# Refurbing alloy wheels with dremel tool?



## Brazo (Oct 27, 2005)

Anybody know how, any tips? What attatchments to use etc etc?

thanks in advance

Mark


----------



## Throbbe (Oct 27, 2005)

I wouldn't!!!!!!!

I did an alternator with a dremel a year or so back. Good results, but took soooooooooooooo long, I should have got a bench grinder and done it properly. Wheels would take far longer. Think weeks rather than days!

Also, because you're polishing a very small area at a time it's quite easy to end up with a fairly uneven surface.


----------



## AndyC (Oct 25, 2005)

What Throbbe said - I've given up on mine and will be getting them done by a pro in the new year


----------



## Tone (Oct 25, 2005)

Refurbing in what sense?
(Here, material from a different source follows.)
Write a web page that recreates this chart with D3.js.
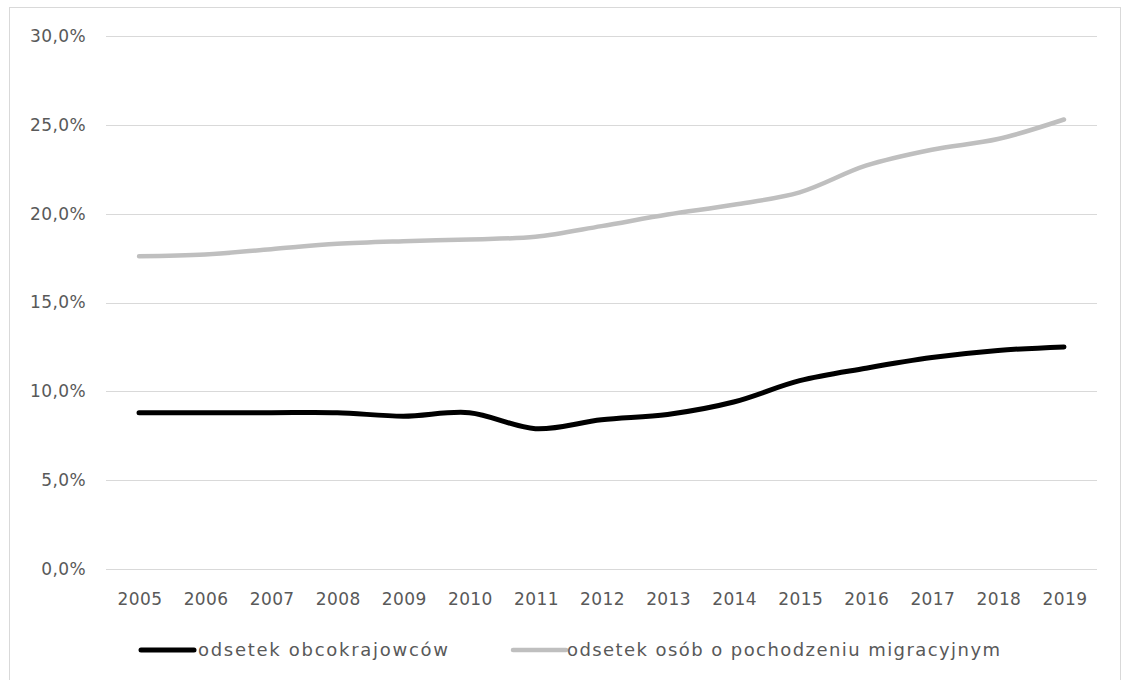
<!DOCTYPE html>
<html>
<head>
<meta charset="utf-8">
<script src="https://cdn.jsdelivr.net/npm/d3@7"></script>
<style>
  body { margin: 0; background: #fff; }
  svg text { font-family: "DejaVu Sans", sans-serif; fill: #595959; }
</style>
</head>
<body>
<div id="chart"></div>
<script>
const years = ["2005", "2006", "2007", "2008", "2009", "2010", "2011", "2012", "2013", "2014", "2015", "2016", "2017", "2018", "2019"];
const obcokrajowcy = [8.8, 8.8, 8.8, 8.8, 8.6, 8.8, 7.9, 8.4, 8.7, 9.4, 10.6, 11.3, 11.9, 12.3, 12.5];
const migracyjne = [17.6, 17.7, 18.0, 18.3, 18.45, 18.55, 18.7, 19.3, 19.95, 20.5, 21.2, 22.7, 23.6, 24.2, 25.3];
const yTicks = [0, 5, 10, 15, 20, 25, 30];
const seriesNames = ["odsetek obcokrajowców", "odsetek osób o pochodzeniu migracyjnym"];

const width = 1122, height = 680;
const margin = { top: 36, right: 25, bottom: 111, left: 106 };

const svg = d3.select("#chart")
  .append("svg")
  .attr("width", width).attr("height", height);

// ramka wykresu
svg.append("rect")
  .attr("x", 9.5).attr("y", 7.5)
  .attr("width", 1111).attr("height", 690)
  .attr("fill", "none").attr("stroke", "#d9d9d9");

const x = d3.scaleBand()
  .domain(years)
  .range([margin.left, width - margin.right]);

const y = d3.scaleLinear()
  .domain([0, 30])
  .range([height - margin.bottom, margin.top]);

const fmt = v => d3.format(".1f")(v).replace(".", ",") + "%";

// siatka
svg.append("g")
  .selectAll("line")
  .data(yTicks)
  .join("line")
  .attr("x1", margin.left).attr("x2", width - margin.right)
  .attr("y1", d => Math.round(y(d)) + 0.5).attr("y2", d => Math.round(y(d)) + 0.5)
  .attr("stroke", "#d9d9d9");

svg.append("g")
  .selectAll("text")
  .data(yTicks)
  .join("text")
  .attr("x", 86).attr("y", d => y(d))
  .attr("dy", "0.35em")
  .attr("text-anchor", "end")
  .style("font-size", "17px")
  .style("letter-spacing", "0.4px")
  .text(fmt);

svg.append("g")
  .selectAll("text")
  .data(years)
  .join("text")
  .attr("x", d => x(d) + x.bandwidth() / 2 + 1)
  .attr("y", 599)
  .attr("dy", "0.35em")
  .attr("text-anchor", "middle")
  .style("font-size", "17px")
  .style("letter-spacing", "0.4px")
  .text(d => d);

const line = d3.line()
  .x((d, i) => x(years[i]) + x.bandwidth() / 2)
  .y(d => y(d))
  .curve(d3.curveCatmullRom.alpha(0.5));

const series = [
  { name: seriesNames[0], values: obcokrajowcy, color: "#000000", w: 5 },
  { name: seriesNames[1], values: migracyjne, color: "#bfbfbf", w: 4.5 }
];

svg.append("g")
  .selectAll("path")
  .data(series)
  .join("path")
  .attr("d", d => line(d.values))
  .attr("fill", "none")
  .attr("stroke", d => d.color)
  .attr("stroke-width", d => d.w)
  .attr("stroke-linecap", "round")
  .attr("stroke-linejoin", "round");

// Legenda
const legendPos = [{ x: 141, tx: 198, tw: 250 }, { x: 513, tx: 567, tw: 433 }];
const legend = svg.append("g");
series.forEach((s, i) => {
  const p = legendPos[i];
  legend.append("line")
    .attr("x1", p.x).attr("x2", p.x + 53)
    .attr("y1", 650).attr("y2", 650)
    .attr("stroke", s.color).attr("stroke-width", s.w)
    .attr("stroke-linecap", "round");
  legend.append("text")
    .attr("x", p.tx).attr("y", 650)
    .attr("dy", "0.35em")
    .attr("textLength", p.tw)
    .attr("lengthAdjust", "spacing")
    .style("font-size", "18px")
    .text(s.name);
});
</script>
</body>
</html>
Complete removal of paint and then recoating or touching up curbing?

I touched the kerbing up on my wheels, sanded them back, primed them, sprayed and laquered them. Finish seems ok. Just need to polish them once hardened.


----------



## Brazo (Oct 27, 2005)

Yeah just touching up some light curbing, I've done it by hand before so am sure the tool would have the torque etc?


----------



## Tone (Oct 25, 2005)

If its a small area i would use some 3M wet and dry paper soaked in soapy water over night. Start with 240grit paper to take off the deep edges, then progress upto 2000grit once the area is cleaned up. Ill have to stick some photos up of the wheels ive just done. I just wanted to get rid of the kerbing so that they all looked nicer for when i came to sell the car


----------



## Brazo (Oct 27, 2005)

^^Cool! I just really want to try the tool, you know how it is when you';ve got a new power tool to play with ;-)


----------